Produce an exact copy of the lines below that run from the line containing "Clone this chart in seaborn and matplotlib." to the line containing "import seaborn as sns", inclusive; any picture is omitted.

* START *

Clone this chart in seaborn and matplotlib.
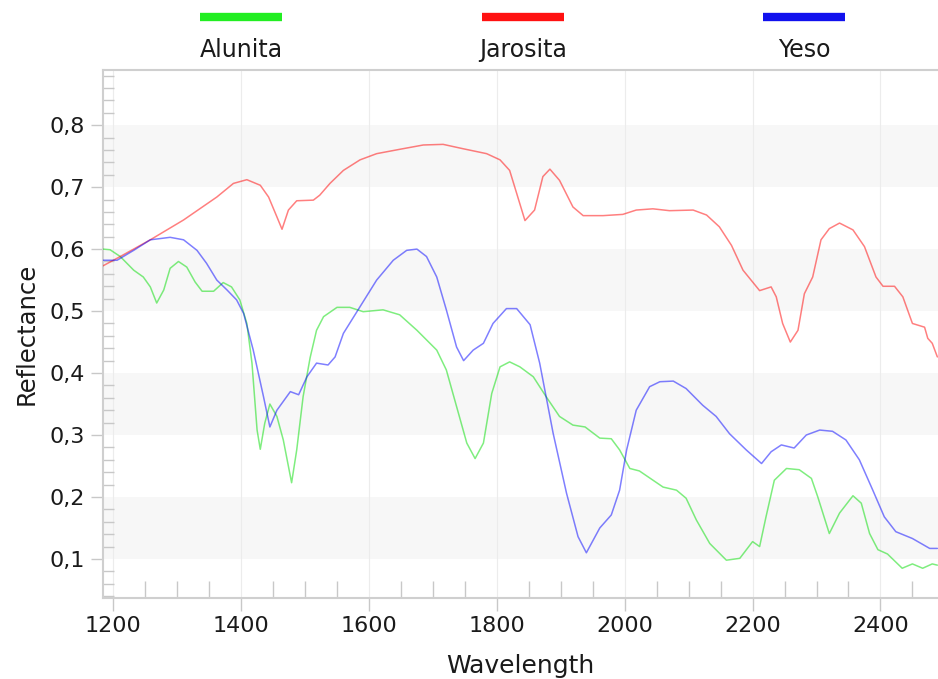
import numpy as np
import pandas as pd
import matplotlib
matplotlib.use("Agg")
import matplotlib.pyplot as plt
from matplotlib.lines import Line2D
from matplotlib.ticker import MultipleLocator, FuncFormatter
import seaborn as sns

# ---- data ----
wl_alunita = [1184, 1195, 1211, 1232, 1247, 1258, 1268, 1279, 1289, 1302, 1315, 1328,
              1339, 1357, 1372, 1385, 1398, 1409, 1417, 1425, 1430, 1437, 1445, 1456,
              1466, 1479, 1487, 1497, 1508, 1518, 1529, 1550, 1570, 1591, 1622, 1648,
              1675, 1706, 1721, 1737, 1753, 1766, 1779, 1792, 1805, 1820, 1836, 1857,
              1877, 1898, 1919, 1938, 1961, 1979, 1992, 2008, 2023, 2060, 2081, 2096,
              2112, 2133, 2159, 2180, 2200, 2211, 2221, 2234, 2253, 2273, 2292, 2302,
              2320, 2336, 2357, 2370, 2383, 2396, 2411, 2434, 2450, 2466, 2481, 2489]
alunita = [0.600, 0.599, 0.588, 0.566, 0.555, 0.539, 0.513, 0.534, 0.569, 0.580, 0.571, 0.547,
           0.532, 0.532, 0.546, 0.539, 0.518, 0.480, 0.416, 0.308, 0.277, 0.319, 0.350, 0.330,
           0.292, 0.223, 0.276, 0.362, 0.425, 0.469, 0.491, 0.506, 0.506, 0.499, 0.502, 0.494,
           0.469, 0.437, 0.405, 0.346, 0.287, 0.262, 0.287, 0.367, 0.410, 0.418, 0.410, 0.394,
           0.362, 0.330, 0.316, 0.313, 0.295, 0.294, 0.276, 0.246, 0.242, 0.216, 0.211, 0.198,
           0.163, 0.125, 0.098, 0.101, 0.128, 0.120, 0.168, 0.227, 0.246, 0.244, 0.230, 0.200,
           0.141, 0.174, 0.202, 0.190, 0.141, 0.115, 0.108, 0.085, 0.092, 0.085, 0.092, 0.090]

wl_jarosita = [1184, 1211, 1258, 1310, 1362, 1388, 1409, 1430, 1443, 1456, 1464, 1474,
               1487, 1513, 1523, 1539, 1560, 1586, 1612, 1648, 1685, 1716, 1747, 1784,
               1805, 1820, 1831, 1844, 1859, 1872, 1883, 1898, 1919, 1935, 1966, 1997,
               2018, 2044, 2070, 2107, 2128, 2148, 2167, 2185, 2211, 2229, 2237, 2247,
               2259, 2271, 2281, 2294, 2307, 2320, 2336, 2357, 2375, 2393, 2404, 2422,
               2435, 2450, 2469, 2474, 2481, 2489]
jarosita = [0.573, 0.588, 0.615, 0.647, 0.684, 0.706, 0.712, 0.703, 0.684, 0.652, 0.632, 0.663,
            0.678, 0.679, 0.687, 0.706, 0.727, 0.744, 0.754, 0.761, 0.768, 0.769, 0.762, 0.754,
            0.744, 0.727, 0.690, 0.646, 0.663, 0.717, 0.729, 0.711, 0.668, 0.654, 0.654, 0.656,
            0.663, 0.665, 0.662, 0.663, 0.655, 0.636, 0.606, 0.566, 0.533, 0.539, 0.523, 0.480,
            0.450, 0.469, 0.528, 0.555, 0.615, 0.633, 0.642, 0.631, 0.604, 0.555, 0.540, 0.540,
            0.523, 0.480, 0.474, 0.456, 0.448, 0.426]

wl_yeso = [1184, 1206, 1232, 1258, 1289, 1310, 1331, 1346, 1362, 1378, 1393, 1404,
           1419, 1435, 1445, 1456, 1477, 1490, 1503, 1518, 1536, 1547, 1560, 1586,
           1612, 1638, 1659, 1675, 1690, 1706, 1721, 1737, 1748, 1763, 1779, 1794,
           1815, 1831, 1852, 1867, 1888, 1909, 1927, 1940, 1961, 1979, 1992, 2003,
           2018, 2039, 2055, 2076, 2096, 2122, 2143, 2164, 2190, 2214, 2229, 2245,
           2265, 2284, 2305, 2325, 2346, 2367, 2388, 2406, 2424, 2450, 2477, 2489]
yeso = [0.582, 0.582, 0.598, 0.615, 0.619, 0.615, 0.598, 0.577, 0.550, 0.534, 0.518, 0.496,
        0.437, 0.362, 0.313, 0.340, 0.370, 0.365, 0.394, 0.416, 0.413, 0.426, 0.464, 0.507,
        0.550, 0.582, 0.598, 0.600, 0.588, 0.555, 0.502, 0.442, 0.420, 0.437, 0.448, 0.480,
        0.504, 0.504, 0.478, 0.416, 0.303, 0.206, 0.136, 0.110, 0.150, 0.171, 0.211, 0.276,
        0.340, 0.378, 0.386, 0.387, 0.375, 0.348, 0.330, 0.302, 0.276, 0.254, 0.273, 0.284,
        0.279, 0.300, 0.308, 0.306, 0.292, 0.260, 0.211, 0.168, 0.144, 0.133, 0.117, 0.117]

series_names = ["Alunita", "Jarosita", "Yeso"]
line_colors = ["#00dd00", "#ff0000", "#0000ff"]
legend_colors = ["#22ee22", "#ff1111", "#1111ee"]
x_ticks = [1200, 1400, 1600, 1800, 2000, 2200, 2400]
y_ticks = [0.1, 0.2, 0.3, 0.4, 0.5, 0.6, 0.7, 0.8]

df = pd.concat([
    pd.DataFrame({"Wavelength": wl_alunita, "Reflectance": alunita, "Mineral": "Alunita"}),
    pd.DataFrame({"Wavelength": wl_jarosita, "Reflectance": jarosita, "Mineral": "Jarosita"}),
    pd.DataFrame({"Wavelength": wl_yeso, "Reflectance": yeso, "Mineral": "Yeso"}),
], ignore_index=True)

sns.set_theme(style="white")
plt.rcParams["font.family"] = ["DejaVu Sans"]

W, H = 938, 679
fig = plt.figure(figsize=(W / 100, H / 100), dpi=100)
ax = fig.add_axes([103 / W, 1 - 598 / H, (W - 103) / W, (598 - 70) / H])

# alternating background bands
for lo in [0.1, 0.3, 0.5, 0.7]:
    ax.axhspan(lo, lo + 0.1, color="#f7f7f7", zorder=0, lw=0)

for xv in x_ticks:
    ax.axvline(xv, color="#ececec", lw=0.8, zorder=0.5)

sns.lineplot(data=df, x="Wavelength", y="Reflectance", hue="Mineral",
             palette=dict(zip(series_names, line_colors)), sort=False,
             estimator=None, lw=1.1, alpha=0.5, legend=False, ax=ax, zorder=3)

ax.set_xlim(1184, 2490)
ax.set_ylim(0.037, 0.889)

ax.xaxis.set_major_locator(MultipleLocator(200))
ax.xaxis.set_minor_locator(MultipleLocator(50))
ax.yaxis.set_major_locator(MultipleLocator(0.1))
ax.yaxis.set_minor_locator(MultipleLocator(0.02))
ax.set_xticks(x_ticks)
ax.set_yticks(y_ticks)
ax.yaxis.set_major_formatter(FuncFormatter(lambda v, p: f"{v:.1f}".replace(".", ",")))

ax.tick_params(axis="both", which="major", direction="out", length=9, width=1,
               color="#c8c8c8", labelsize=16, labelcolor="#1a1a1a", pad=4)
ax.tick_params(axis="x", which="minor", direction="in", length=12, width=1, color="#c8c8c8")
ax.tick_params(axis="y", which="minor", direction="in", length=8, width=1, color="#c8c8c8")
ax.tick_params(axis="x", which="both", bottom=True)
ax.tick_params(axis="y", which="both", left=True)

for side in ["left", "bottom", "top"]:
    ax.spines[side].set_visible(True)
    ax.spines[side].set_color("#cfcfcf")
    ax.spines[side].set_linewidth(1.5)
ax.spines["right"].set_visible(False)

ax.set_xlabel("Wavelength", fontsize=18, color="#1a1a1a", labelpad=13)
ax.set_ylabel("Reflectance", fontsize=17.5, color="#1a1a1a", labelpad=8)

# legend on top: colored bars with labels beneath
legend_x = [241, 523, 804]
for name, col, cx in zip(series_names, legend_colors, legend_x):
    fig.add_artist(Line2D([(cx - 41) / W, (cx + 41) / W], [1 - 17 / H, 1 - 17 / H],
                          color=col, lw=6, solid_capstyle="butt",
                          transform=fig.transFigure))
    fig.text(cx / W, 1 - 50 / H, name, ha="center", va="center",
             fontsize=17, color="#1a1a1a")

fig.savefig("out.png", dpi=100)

* END *
* START *

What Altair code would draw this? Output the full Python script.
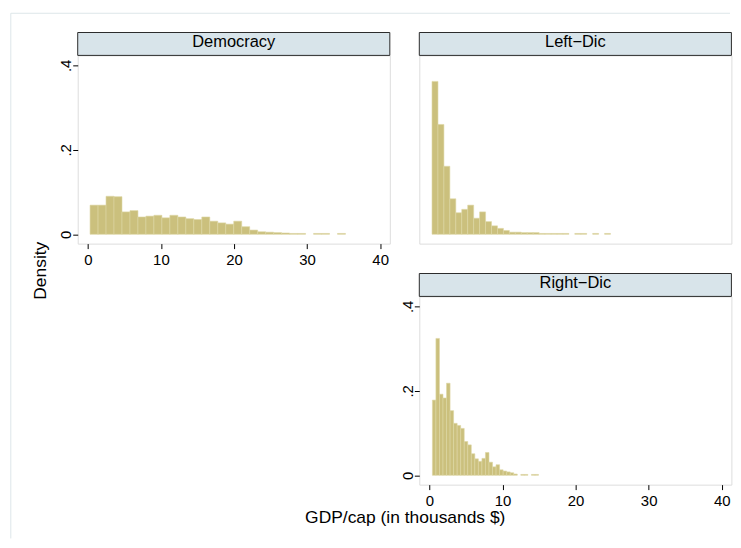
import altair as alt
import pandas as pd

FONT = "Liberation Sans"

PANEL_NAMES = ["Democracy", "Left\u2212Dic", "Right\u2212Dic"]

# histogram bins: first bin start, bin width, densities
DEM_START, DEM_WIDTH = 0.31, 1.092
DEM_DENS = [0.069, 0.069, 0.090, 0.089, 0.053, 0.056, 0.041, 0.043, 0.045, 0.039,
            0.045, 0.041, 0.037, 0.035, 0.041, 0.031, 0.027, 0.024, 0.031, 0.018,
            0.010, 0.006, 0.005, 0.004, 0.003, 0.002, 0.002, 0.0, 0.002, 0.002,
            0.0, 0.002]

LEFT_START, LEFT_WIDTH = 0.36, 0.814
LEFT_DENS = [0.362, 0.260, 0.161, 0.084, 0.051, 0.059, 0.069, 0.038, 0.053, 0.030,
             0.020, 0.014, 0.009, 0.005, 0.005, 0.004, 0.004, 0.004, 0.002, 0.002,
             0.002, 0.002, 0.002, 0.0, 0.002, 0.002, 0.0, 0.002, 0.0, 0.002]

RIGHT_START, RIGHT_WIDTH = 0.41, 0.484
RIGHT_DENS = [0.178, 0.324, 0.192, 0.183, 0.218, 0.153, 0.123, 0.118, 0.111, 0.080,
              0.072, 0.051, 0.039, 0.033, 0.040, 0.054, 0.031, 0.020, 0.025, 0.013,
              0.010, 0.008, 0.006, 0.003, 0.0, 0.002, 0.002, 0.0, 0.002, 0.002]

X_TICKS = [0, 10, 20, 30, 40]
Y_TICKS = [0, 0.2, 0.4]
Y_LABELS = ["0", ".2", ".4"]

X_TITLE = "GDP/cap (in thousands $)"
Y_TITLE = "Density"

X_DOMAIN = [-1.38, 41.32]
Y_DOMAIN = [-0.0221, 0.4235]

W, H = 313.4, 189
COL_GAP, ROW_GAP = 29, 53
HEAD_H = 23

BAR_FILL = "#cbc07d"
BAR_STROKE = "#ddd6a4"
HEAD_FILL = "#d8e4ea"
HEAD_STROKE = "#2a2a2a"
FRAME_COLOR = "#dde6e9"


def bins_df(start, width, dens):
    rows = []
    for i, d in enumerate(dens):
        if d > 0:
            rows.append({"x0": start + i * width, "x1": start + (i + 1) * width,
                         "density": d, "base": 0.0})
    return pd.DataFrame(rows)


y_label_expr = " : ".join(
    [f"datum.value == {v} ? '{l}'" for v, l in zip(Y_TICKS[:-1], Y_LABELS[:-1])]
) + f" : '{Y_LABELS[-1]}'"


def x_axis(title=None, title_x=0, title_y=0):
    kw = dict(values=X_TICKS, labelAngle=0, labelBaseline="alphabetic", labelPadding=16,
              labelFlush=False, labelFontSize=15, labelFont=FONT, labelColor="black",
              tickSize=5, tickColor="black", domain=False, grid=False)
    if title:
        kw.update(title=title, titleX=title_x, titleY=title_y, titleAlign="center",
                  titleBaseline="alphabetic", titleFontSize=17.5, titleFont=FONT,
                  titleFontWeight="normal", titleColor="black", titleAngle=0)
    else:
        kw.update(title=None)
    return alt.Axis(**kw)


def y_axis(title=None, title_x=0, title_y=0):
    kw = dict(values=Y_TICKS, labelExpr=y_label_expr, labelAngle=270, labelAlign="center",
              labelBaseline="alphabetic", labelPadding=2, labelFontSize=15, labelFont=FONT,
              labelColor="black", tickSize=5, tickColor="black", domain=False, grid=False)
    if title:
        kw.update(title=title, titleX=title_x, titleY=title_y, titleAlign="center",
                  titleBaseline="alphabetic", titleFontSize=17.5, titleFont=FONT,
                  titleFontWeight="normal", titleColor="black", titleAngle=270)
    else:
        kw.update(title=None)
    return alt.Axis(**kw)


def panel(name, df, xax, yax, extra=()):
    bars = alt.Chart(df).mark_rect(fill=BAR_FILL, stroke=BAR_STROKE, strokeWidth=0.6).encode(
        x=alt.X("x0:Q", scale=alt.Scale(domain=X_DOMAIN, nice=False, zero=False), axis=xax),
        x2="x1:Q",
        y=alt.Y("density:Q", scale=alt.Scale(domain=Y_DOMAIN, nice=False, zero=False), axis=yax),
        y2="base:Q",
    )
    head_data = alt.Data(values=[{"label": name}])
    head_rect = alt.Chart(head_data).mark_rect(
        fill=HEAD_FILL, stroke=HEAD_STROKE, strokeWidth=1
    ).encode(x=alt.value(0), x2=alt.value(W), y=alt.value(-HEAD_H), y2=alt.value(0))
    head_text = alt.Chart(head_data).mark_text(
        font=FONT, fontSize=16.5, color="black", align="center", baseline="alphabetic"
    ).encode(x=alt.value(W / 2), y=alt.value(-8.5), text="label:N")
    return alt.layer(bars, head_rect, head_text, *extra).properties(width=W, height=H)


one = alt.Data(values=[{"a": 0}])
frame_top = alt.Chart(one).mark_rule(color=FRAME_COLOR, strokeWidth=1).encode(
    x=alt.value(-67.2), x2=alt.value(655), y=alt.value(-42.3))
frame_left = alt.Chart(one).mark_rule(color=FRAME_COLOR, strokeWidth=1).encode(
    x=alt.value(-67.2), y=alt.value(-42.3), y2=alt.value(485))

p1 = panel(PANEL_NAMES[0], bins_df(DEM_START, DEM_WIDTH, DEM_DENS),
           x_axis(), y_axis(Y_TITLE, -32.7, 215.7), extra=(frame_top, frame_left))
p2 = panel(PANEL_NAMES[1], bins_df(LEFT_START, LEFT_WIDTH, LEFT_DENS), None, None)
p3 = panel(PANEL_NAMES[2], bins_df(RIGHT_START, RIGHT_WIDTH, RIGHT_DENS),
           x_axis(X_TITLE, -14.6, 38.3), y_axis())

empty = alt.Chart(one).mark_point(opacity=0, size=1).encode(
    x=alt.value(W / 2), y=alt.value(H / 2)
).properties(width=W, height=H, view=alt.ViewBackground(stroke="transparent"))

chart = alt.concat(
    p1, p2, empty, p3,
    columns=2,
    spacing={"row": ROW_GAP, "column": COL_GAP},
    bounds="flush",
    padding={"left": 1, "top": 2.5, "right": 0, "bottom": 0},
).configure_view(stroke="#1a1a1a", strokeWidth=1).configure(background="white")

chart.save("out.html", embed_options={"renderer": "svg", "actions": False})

* END *

__Task solution__:
Clone this chart in seaborn and matplotlib.
import numpy as np
import pandas as pd
import matplotlib
matplotlib.use("Agg")
import matplotlib.pyplot as plt
from matplotlib.lines import Line2D
from matplotlib.ticker import MultipleLocator, FuncFormatter
import seaborn as sns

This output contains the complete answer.